“The Gatekeepers,” Like “The Fog of War,” Takes a Hard Look at Violence and Its Consequences


The Gatekeepers (Dror Moreh, 2012)

I must apologize for two things:

  1. Not watching this film earlier (it was the only 2012 Oscar-nominated film I hadn’t yet seen).
  2. Not writing a longer review (I make up for it by being – hopefully – concise and precise).

Here is my review:

Like Errol Morris’s The Fog of War, The Gatekeepers is a documentary that takes a hard and critical look at military/intelligence actions and their consequences.
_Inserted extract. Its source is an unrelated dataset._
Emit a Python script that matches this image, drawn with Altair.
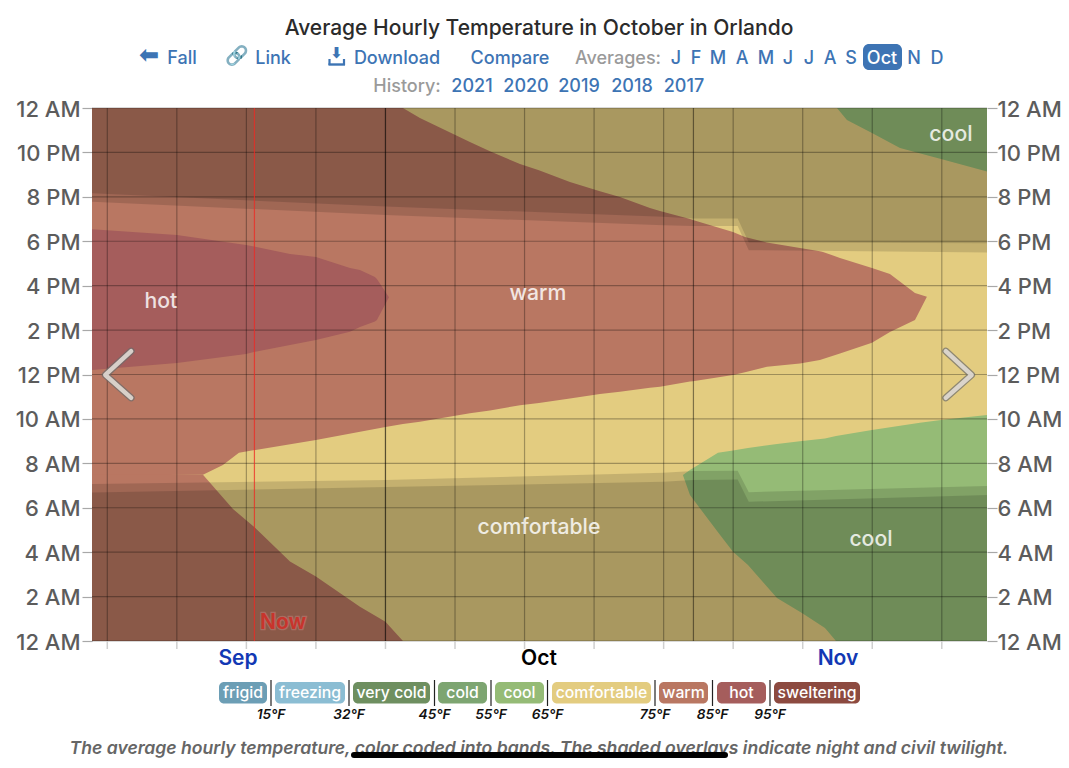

In that earlier film, the thoughtful subject was former US. Secretary of Defense Robert McNamara. In this new film (one of the 5 Oscar-nominated documentaries from last year), the subjects are the 6 living former heads of the Shin Bet, Israel’s intelligence agency in charge of terrorism prevention, and they are all just as thoughtful and reflective as was McNamara. Agree or disagree with them or their actions – and they don’t all agree with each other – it is hard to accuse them of not being experts in their field. What emerges from their collective voice is a complicated (and depressing) portrait of modern Israel. And while their mood may be dour and their outlook grim, perhaps the single biggest silver lining in their cloud of dread may be that such men – men who understand that actions have consequences – exist and are given this great responsibility. A must-see movie.